Ben Niehoff should clearly specify the time coordinate.

There is no time coordinate. Erase the word "velocity" if it makes you feel better.

You claimed that you could define a canonical way to compare vectors at different points of a general curved manifold. So I am asking you to demonstrate your method on this manifold. Call Alice's vector A, and Bob's vector B. Is there any sensible way to define the vector C = A - B? If so, what is it? If not, why not? Explain, show work, etc.

I chose an ellipsoid because it has no continuous symmetries. Hopefully that will get you to think about it properly.

 

[Dale]

In theoretical physics, general covariance (also known as diffeomorphism covariance or general invariance) is the invariance of the form of physical laws under arbitrary differentiable coordinate transformations.

It should be clear that the coordinate transformations involved may of projection type.
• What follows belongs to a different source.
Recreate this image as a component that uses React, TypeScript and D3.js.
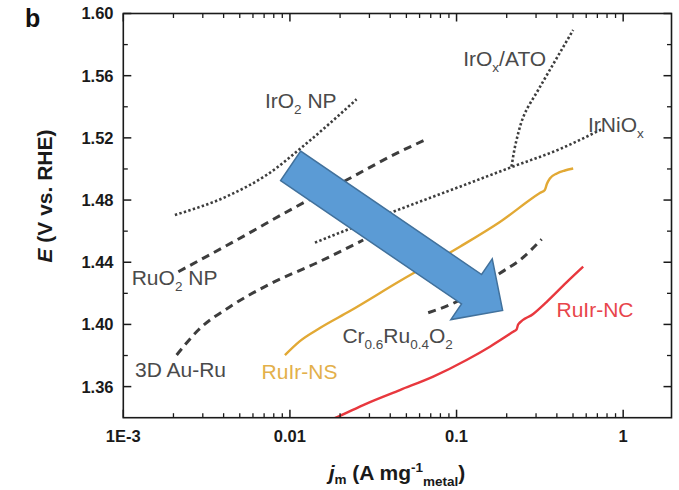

No, it should be clear that only coordinate transformations are allowed, not projections. Projections change the manifold, not just the coordinates. If you were talking about simple coordinate transformations then you would be able to provide those coordinate transformations explicitly, which you have never done.

I think it is time for you to do some homework problems:
1) the ellipsoid problem
2) write the coordinate transformations to "flatten" the Schwarzschild metric

 

[Anamitra]

No, it should be clear that only coordinate transformations are allowed, not projections. Projections change the manifold, not just the coordinates.

1.The geodesic equations remain invariant in all manifolds
2. Maxwell's equations preserve their form in all manifolds--they remain invariant in form on transition from one manifold to another.

When we use the term "invariant" we have in our view certain transformations.

What are these transformations in the above two cases?
Would you like to call them transformations where ds^2 is preserved?